8. Intellectual Property Rights
(1) The Customer is granted the non-exclusive right to use any software delivered with the product for use in connection with the product.
(2) The Customer shall have no right to make copies of the software, except for the purpose of the use oft the software pursuant to section 8 (1) or for back-up purposes.
(3) The Customer may transfer the rights to the software to any third party only if at the same time title to the relevant product (in particular, a hardware product) is transferred to such third party and the Customer does not retain any copy whatsoever of the software.
(4) In no event shall we be required to make available the source code of the software.
(1) We shall not be liable (on whatever legal grounds) for damages which may not reasonably be foreseen, considering the type of the relevant order and product and assuming a normal use of the product. Furthermore, our liability shall be excluded for damages resulting out of a loss of data if their recovery is not possible or impeded due to a failure to perform appropriate data back-up procedures. The foregoing limitations of liability shall not apply in cases of wilful misconduct or gross negligence.
(2) The provisions of this Section 9 shall not apply with respect to our liability for guaranteed product specifications (within the meaning of Sec. 444 of the German Civil Code), Personal injury or under the German Product Liability Act.
10. Data Protection
(1) We may save and process any data relating to the Customer, to the extent necessary for the purpose of the execution and implementation of the sales contract and as long as we are required to keep such data in accordance with applicable law.
(2) We shall neither make available any personal data of the Customer to other third parties without the express consent of the Customer, except to the extent that we are required to disclose any data pursuant to applicable law.
(3) We shall not be permitted to collect, submit to any third party or otherwise process personal data of the Customer for any purpose other than those set forth in this Section 10.
11. Applicable Law and Competent Courts
(1) Any contracts entered into between us and the Customer shall be governed by the laws of the Federal Republic of Germany under exclusion of the UN Convention on the International Sale of Goods (CISG), without prejudice to any mandatory conflict of laws provisions.

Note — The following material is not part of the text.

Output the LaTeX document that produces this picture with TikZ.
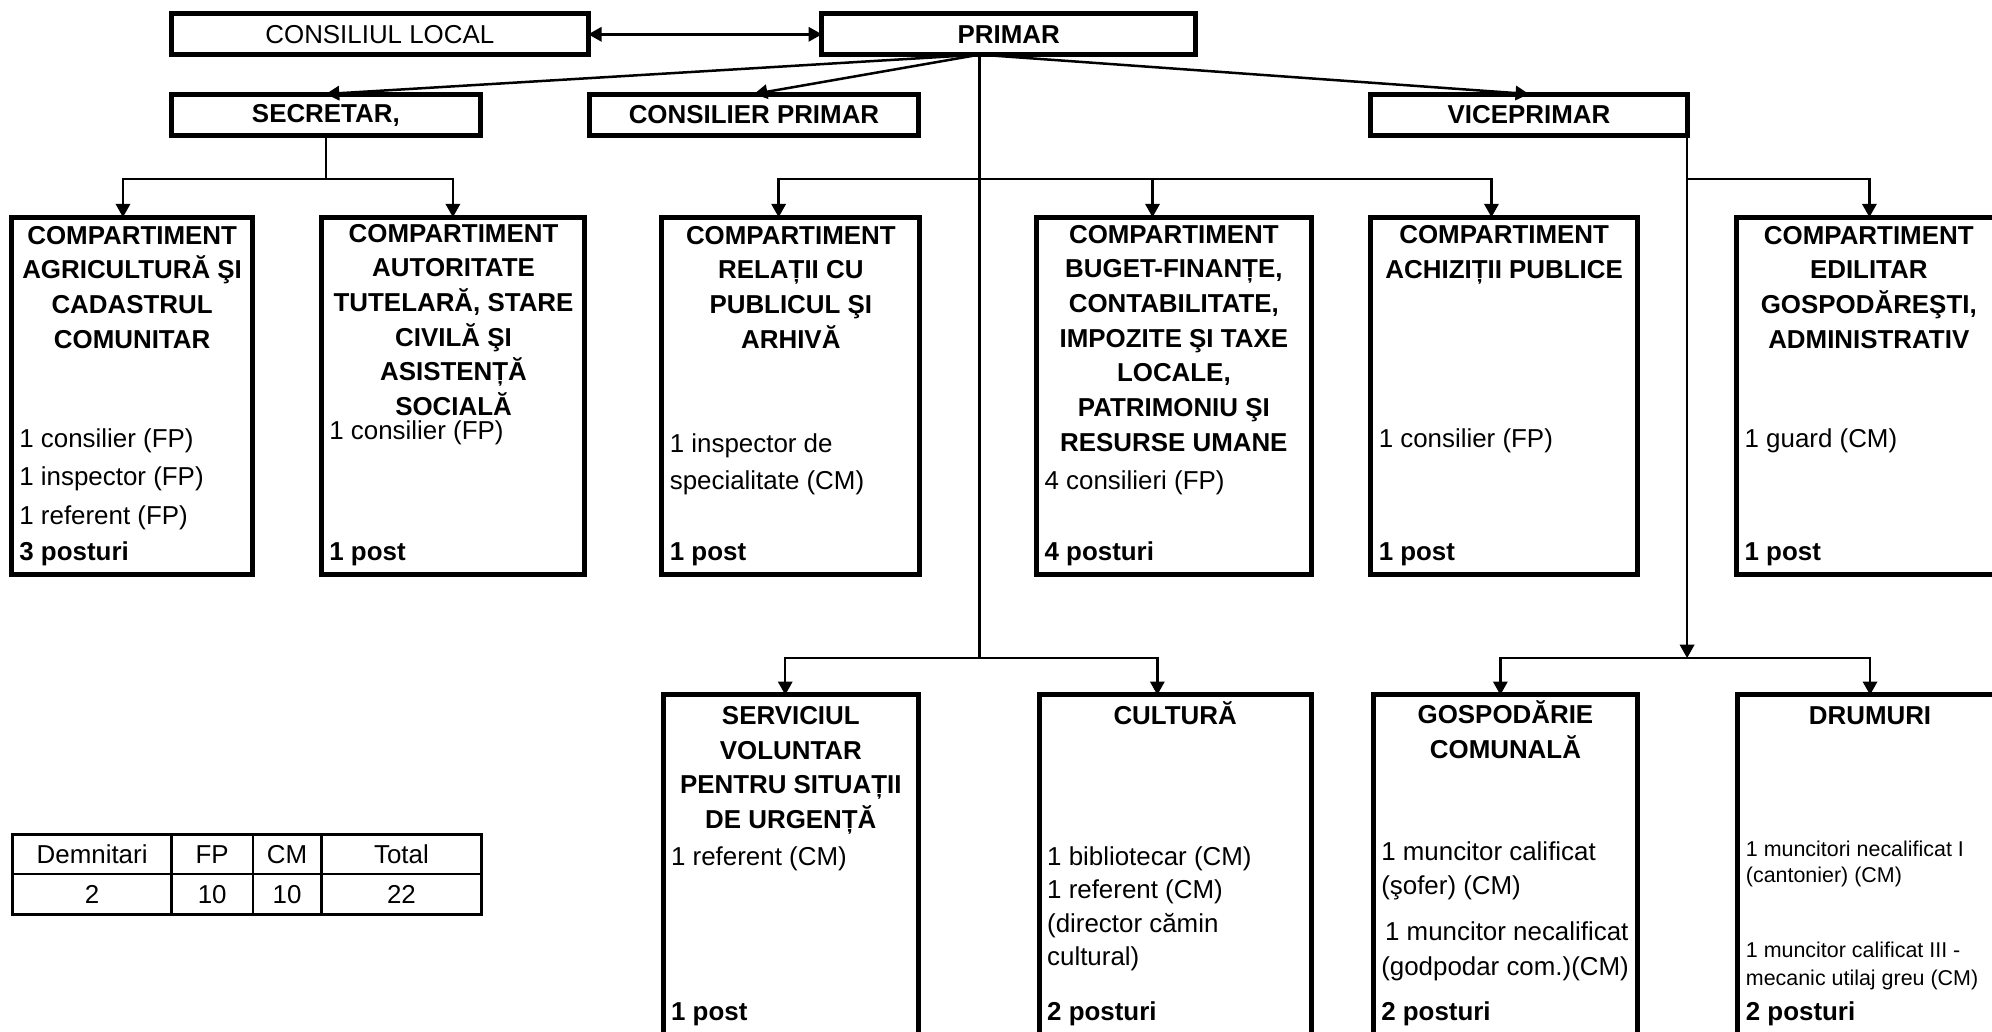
\documentclass[tikz,border=0pt]{standalone}
\usepackage{fontspec}
\setmainfont{Liberation Sans}
\usetikzlibrary{arrows.meta,fit}

\begin{document}
\begin{tikzpicture}[x=0.025cm,y=-0.025cm,
  box/.style={draw, line width=2.8pt, inner sep=0pt, outer sep=0pt},
  topbold/.style={font=\fontsize{14.5}{17}\selectfont\bfseries},
  topreg/.style={font=\fontsize{14.5}{17}\selectfont},
  hdr/.style={anchor=base, align=center, inner sep=0pt, font=\fontsize{14.5}{19.4}\selectfont\bfseries},
  bodytxt/.style={anchor=base west, align=left, inner sep=0pt, font=\fontsize{14.5}{#1}\selectfont},
  bodytxt/.default=19.5,
  smalltxt/.style={anchor=base west, align=left, inner sep=0pt, font=\fontsize{12}{#1}\selectfont},
  smalltxt/.default=15,
  posttxt/.style={anchor=base west, inner sep=0pt, font=\fontsize{14.5}{17}\selectfont\bfseries},
  cell/.style={anchor=base, inner sep=0pt, font=\fontsize{14.5}{17}\selectfont},
  wire/.style={line width=1.4pt},
  arr/.style={wire, -{Triangle[length=7.5pt,width=8pt]}},
  arrtwo/.style={wire, {Triangle[length=7.5pt,width=8pt]}-{Triangle[length=7.5pt,width=8pt]}},
  grid/.style={line width=1.4pt}]
\useasboundingbox (0,0) rectangle (1568,812);
\clip (0,0) rectangle (1568,812);

% Top of the chart
\node[box, fit={(135,11) (463,43)}, label={[topreg]center:CONSILIUL LOCAL}] (consiliu) {};
\node[box, fit={(647,11) (941,43)}, label={[topbold]center:PRIMAR}] (primar) {};
\node[box, fit={(135,74) (378,107)}, label={[topbold]center:SECRETAR,}] (secretar) {};
\node[box, fit={(464,74) (723,107)}, label={[topbold]center:CONSILIER PRIMAR}] (consilier) {};
\node[box, fit={(1079,74) (1328,107)}, label={[topbold]center:VICEPRIMAR}] (viceprimar) {};

% Compartments, first row
\node[box, fit={(9,171) (199,452)}] (agri) {};
\node[box, fit={(253,171) (460,452)}] (autoritate) {};
\node[box, fit={(521,171) (724,452)}] (relatii) {};
\node[box, fit={(816,171) (1032,452)}] (buget) {};
\node[box, fit={(1079,171) (1289,452)}] (achizitii) {};
\node[box, fit={(1367,171) (1576,452)}] (edilitar) {};

% Compartments, second row
\node[box, fit={(522,547) (723,840)}] (serviciu) {};
\node[box, fit={(818,547) (1032,840)}] (cultura) {};
\node[box, fit={(1081,547) (1289,840)}] (gospodarie) {};
\node[box, fit={(1368,547) (1576,840)}] (drumuri) {};

% Headings (placed at the baseline of the last line)
\node[hdr] (agrih) at (104,274) {COMPARTIMENT\\AGRICULTURĂ ŞI\\CADASTRUL\\COMUNITAR};
\node[hdr] (autoritateh) at (357,327) {COMPARTIMENT\\AUTORITATE\\TUTELARĂ, STARE\\CIVILĂ ŞI\\ASISTENȚĂ\\SOCIALĂ};
\node[hdr] (relatiih) at (622.5,274) {COMPARTIMENT\\RELAȚII CU\\PUBLICUL ŞI\\ARHIVĂ};
\node[hdr] (bugeth) at (924,355) {COMPARTIMENT\\BUGET-FINANȚE,\\CONTABILITATE,\\IMPOZITE ŞI TAXE\\LOCALE,\\PATRIMONIU ŞI\\RESURSE UMANE};
\node[hdr] (achizitiih) at (1184,219) {COMPARTIMENT\\ACHIZIȚII PUBLICE};
\node[hdr] (edilitarh) at (1471,274) {COMPARTIMENT\\EDILITAR\\GOSPODĂREŞTI,\\ADMINISTRATIV};
\node[hdr] (serviciuh) at (622.5,652) {SERVICIUL\\VOLUNTAR\\PENTRU SITUAȚII\\DE URGENȚĂ};
\node[hdr] (culturah) at (925,570) {CULTURĂ};
\node[hdr] (gospodarieh) at (1185,597) {GOSPODĂRIE\\COMUNALĂ};
\node[hdr] (drumurih) at (1472,570) {DRUMURI};

% Staff
\node[bodytxt=21.7] (agrib) at (15,413) {1 consilier (FP)\\1 inspector (FP)\\1 referent (FP)};
\node[bodytxt] (autoritateb) at (259,346) {1 consilier (FP)};
\node[bodytxt=20.6] (relatiib) at (527,385) {1 inspector de\\specialitate (CM)};
\node[bodytxt] (bugetb) at (822,385) {4 consilieri (FP)};
\node[bodytxt] (achizitiib) at (1085,352) {1 consilier (FP)};
\node[bodytxt] (edilitarb) at (1373,352) {1 guard (CM)};
\node[bodytxt] (serviciub) at (528,681) {1 referent (CM)};
\node[bodytxt=18.7] (culturab) at (824,760) {1 bibliotecar (CM)\\1 referent (CM)\\(director cămin\\cultural)};
\node[bodytxt=18.9] (gospodarieb) at (1087,704) {1 muncitor calificat\\(şofer) (CM)};
\node[bodytxt] (gospodariec) at (1090,740) {1 muncitor necalificat};
\node[bodytxt] (gospodaried) at (1087,768) {(godpodar com.)(CM)};
\node[smalltxt=14.9] (drumurib) at (1374,695) {1 muncitori necalificat I\\(cantonier) (CM)};
\node[smalltxt=15.6] (drumuric) at (1374,776) {1 muncitor calificat III -\\mecanic utilaj greu (CM)};

% Posts
\node[posttxt] (agrip) at (15,441) {3 posturi};
\node[posttxt] (autoritatep) at (259,441) {1 post};
\node[posttxt] (relatiip) at (527,441) {1 post};
\node[posttxt] (bugetp) at (822,441) {4 posturi};
\node[posttxt] (achizitiip) at (1085,441) {1 post};
\node[posttxt] (edilitarp) at (1373,441) {1 post};
\node[posttxt] (serviciup) at (528,803) {1 post};
\node[posttxt] (culturap) at (824,803) {2 posturi};
\node[posttxt] (gospodariep) at (1087,803) {2 posturi};
\node[posttxt] (drumurip) at (1374,803) {2 posturi};

% Links from the mayor
\coordinate (ptop) at (771,43);
\coordinate (pmid) at (771,141);
\coordinate (pbot) at (771,518);
\draw[arrtwo] (consiliu) -- (primar);
\draw[arr] (ptop) -- (secretar.north);
\draw[arr] (ptop) -- (consilier.north);
\draw[arr] (ptop) -- (viceprimar.north);
\draw[wire] (ptop) -- (pbot);
\draw[arr] (pmid) -| ([xshift=-0.24cm]relatii.north);
\draw[arr] (pmid) -| ([xshift=-0.42cm]buget.north);
\draw[arr] (pmid) -| ([xshift=-0.25cm]achizitii.north);
\draw[arr] (pbot) -| ([xshift=-0.11cm]serviciu.north);
\draw[arr] (pbot) -| ([xshift=-0.35cm]cultura.north);

% Links from the secretary
\coordinate (smid) at (secretar.south |- pmid);
\draw[wire] (secretar.south) -- (smid);
\draw[arr] (smid) -| ([xshift=-0.18cm]agri.north);
\draw[arr] (smid) -| (autoritate.north);

% Links from the deputy mayor
\coordinate (vmid) at (viceprimar.south east |- pmid);
\coordinate (vbot) at (viceprimar.south east |- pbot);
\draw[arr] (viceprimar.south east) -- (vbot);
\draw[arr] (vmid) -| (edilitar.north);
\draw[arr] (vbot) -| ([xshift=-0.1cm]gospodarie.north);
\draw[arr] (vbot) -| (drumuri.north);

% Totals
\draw[grid] (10,657) rectangle (379,720);
\draw[grid] (10,688) -- (379,688);
\foreach \x in {135,199,253}
  \draw[grid] (\x,657) -- (\x,720);
\node[cell] (demh) at (72.5,680) {Demnitari};
\node[cell] (fph) at (167,680) {FP};
\node[cell] (cmh) at (226,680) {CM};
\node[cell] (toth) at (316,680) {Total};
\node[cell] (demv) at (72.5,711) {2};
\node[cell] (fpv) at (167,711) {10};
\node[cell] (cmv) at (226,711) {10};
\node[cell] (totv) at (316,711) {22};
\end{tikzpicture}
\end{document}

(2) If the Customer is a corporation, limited liability company, commercial partnership or otherwise operatesa commercial business (Kaufmann within the meaning of Sec. 1 (1) of the German Commercial Code) or if the Customer is a legal entity or special fund organized under public law, the Courts in Düsseldorf shall have exclusive jurisdiction in respect of all disputes arising out of or in connection with the relevant contract. In all other cases, we or the customer may file suit before any court of competent jurisdiction under applicable law.